### RECORDS SUPPLIED
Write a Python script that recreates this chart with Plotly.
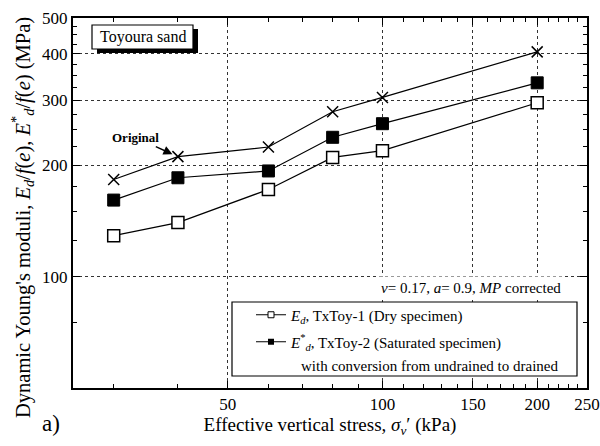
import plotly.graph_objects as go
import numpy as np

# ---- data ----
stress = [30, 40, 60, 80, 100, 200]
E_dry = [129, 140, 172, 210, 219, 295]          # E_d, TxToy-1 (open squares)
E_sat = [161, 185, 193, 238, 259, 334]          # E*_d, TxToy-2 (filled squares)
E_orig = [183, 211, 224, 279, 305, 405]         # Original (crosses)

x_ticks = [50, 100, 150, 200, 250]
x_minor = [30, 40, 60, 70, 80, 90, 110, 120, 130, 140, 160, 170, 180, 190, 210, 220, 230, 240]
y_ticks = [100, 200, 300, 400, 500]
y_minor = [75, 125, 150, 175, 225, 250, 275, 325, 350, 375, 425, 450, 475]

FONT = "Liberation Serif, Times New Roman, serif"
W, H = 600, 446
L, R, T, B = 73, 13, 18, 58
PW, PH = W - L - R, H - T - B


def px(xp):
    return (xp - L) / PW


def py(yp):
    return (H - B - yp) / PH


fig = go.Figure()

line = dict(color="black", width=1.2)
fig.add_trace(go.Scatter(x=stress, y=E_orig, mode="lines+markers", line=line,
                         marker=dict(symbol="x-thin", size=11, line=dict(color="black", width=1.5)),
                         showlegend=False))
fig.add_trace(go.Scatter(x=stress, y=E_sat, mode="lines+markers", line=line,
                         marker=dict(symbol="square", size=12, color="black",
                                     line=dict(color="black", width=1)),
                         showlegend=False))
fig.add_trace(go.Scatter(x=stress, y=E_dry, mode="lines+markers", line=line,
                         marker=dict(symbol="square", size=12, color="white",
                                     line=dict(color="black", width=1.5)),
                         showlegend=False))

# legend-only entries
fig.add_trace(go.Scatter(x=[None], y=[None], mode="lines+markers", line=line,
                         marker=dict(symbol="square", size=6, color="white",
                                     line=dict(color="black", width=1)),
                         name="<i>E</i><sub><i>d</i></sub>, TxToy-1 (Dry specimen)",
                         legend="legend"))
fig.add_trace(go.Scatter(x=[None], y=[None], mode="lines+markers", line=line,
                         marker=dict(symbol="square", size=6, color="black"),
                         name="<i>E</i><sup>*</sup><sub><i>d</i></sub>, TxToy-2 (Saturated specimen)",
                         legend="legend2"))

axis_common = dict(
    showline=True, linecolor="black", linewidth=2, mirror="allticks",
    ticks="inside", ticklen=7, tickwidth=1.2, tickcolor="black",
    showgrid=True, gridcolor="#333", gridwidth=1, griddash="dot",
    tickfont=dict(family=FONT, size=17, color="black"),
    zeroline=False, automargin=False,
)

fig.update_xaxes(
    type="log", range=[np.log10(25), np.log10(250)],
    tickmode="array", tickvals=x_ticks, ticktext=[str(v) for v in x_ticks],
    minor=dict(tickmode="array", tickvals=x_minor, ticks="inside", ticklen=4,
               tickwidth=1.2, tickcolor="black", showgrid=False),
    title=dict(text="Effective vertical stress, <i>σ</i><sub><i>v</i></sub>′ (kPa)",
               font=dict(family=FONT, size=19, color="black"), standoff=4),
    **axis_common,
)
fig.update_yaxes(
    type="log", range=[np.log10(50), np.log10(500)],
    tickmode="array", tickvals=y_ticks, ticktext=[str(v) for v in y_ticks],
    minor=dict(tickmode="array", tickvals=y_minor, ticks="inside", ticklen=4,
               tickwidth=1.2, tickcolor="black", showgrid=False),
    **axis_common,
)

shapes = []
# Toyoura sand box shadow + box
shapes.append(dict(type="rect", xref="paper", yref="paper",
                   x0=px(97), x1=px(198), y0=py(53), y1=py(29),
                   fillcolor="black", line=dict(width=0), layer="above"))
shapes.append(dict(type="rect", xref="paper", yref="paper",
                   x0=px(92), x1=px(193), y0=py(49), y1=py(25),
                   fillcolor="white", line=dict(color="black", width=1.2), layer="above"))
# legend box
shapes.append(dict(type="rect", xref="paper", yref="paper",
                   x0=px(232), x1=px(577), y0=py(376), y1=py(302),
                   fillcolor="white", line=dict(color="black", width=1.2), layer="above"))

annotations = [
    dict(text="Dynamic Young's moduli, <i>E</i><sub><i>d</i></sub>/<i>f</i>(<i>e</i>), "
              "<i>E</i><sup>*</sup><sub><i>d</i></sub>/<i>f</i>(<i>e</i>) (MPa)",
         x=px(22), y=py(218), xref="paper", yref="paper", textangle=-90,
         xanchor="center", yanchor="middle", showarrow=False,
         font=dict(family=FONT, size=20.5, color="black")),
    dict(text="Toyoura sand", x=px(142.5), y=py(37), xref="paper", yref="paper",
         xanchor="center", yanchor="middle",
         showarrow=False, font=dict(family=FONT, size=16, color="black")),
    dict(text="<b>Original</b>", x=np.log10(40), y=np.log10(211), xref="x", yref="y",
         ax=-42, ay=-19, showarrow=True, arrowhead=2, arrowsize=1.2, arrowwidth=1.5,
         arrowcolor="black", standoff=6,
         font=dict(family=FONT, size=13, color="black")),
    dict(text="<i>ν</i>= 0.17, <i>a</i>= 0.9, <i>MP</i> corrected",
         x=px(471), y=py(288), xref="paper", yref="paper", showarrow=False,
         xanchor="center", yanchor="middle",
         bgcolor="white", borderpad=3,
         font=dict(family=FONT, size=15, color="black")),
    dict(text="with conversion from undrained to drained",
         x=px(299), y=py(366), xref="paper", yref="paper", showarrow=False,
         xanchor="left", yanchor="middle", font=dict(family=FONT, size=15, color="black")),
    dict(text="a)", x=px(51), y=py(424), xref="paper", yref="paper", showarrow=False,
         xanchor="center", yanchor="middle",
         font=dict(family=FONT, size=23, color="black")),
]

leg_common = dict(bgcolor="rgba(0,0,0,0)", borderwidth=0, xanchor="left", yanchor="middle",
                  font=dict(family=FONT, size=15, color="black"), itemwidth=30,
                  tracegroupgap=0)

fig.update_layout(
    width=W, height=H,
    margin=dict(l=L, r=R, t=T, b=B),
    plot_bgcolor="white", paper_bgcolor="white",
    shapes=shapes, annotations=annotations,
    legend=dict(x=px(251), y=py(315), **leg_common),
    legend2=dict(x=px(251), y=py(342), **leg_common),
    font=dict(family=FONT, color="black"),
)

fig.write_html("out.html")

...

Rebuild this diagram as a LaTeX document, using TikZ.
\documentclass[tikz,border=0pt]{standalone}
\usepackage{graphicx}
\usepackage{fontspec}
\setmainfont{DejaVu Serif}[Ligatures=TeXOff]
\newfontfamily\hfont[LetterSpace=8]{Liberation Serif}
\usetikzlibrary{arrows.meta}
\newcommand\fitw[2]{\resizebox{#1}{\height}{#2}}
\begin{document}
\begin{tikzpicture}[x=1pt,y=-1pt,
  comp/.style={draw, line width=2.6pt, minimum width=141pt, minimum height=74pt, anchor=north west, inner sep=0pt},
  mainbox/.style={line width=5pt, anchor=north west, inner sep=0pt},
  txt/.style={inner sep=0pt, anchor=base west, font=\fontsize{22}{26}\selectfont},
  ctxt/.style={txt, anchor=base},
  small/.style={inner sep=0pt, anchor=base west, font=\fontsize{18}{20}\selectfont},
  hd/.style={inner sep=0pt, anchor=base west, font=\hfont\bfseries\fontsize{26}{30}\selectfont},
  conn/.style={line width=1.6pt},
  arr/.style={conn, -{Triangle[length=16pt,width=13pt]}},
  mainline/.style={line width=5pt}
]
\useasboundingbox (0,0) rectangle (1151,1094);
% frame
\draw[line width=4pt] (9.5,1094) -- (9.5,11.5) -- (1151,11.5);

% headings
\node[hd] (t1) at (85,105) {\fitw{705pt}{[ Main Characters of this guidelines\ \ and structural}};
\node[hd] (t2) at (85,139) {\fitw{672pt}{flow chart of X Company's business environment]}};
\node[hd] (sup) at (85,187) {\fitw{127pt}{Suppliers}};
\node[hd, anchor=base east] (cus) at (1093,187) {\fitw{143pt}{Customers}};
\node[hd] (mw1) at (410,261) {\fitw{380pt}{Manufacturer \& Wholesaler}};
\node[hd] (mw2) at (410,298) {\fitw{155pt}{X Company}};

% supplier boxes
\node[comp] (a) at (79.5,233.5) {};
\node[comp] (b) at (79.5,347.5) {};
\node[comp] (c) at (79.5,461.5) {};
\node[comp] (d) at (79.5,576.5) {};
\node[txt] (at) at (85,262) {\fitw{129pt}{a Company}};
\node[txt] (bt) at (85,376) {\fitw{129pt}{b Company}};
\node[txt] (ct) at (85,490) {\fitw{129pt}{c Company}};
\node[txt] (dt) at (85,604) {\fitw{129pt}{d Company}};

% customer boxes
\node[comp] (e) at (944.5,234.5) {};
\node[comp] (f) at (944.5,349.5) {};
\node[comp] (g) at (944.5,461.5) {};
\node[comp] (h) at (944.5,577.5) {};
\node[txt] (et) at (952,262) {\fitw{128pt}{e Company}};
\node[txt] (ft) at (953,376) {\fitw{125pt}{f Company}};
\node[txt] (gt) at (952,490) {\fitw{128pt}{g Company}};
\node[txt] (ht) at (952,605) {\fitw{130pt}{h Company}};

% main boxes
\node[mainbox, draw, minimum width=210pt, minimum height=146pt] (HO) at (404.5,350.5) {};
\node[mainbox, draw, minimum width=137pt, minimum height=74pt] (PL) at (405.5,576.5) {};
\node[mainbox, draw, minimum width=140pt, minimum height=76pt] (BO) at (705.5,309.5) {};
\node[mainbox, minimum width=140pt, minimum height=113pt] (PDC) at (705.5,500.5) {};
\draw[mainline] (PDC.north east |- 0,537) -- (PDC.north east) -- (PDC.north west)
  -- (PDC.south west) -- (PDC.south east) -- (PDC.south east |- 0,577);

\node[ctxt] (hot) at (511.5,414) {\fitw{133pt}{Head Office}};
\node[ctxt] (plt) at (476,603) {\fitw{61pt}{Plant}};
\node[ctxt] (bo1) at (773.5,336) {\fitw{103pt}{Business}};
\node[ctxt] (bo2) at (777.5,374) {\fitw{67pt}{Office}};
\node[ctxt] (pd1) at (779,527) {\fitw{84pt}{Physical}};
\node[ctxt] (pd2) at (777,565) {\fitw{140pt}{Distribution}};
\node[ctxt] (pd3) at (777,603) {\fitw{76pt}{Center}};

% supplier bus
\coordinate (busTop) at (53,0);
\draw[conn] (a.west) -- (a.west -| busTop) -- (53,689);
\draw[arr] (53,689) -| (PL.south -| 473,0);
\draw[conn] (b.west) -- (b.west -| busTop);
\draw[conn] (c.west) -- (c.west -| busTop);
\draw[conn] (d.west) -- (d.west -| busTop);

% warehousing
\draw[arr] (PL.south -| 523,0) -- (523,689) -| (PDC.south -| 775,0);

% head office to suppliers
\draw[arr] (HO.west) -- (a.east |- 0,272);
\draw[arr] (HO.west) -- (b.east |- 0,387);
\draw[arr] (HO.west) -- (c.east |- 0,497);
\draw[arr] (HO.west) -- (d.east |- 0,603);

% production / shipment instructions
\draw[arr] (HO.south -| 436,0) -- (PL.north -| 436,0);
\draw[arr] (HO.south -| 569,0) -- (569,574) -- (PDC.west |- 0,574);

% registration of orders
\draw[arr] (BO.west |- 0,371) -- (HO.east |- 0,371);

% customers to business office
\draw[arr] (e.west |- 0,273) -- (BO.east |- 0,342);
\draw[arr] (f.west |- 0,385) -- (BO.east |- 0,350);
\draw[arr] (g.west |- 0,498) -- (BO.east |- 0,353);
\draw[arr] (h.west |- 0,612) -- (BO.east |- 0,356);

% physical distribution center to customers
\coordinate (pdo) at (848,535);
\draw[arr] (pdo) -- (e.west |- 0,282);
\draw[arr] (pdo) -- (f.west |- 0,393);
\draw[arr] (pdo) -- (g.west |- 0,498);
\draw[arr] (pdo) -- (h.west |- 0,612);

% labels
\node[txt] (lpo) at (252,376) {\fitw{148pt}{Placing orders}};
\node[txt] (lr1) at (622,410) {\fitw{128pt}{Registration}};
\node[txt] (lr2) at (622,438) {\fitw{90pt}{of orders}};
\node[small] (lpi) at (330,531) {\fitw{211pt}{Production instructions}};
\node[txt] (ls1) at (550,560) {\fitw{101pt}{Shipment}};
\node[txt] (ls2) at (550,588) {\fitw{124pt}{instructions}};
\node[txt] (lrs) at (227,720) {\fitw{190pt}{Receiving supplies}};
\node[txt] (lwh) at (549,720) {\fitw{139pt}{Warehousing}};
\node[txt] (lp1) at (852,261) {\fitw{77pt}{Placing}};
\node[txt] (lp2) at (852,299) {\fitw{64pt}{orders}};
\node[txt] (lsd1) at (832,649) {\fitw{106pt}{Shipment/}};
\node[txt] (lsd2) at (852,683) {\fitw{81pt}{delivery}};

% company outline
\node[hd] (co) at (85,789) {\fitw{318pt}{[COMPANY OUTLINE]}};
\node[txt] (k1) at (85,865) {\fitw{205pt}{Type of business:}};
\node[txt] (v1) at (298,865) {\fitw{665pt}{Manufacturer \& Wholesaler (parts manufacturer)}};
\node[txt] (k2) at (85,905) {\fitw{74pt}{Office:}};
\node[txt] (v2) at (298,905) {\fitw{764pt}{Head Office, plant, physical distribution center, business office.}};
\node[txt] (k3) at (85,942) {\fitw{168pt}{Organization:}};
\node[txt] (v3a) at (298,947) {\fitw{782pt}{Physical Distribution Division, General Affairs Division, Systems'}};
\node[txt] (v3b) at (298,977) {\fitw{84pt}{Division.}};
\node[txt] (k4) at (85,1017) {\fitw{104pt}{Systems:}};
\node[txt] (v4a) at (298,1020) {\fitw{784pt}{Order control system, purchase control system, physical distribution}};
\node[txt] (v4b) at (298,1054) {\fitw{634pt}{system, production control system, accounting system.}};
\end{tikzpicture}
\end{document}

### EXERCISE OBJECTIVE
Reproduce exactly the lines from the one containing "Rebuild this diagram" through the one containing "(9.5,11.5) -- (1151,11.5);", inclusive, and nothing else.

### TASK RESULT
Rebuild this diagram as a LaTeX document, using TikZ.
\documentclass[tikz,border=0pt]{standalone}
\usepackage{graphicx}
\usepackage{fontspec}
\setmainfont{DejaVu Serif}[Ligatures=TeXOff]
\newfontfamily\hfont[LetterSpace=8]{Liberation Serif}
\usetikzlibrary{arrows.meta}
\newcommand\fitw[2]{\resizebox{#1}{\height}{#2}}
\begin{document}
\begin{tikzpicture}[x=1pt,y=-1pt,
  comp/.style={draw, line width=2.6pt, minimum width=141pt, minimum height=74pt, anchor=north west, inner sep=0pt},
  mainbox/.style={line width=5pt, anchor=north west, inner sep=0pt},
  txt/.style={inner sep=0pt, anchor=base west, font=\fontsize{22}{26}\selectfont},
  ctxt/.style={txt, anchor=base},
  small/.style={inner sep=0pt, anchor=base west, font=\fontsize{18}{20}\selectfont},
  hd/.style={inner sep=0pt, anchor=base west, font=\hfont\bfseries\fontsize{26}{30}\selectfont},
  conn/.style={line width=1.6pt},
  arr/.style={conn, -{Triangle[length=16pt,width=13pt]}},
  mainline/.style={line width=5pt}
]
\useasboundingbox (0,0) rectangle (1151,1094);
% frame
\draw[line width=4pt] (9.5,1094) -- (9.5,11.5) -- (1151,11.5);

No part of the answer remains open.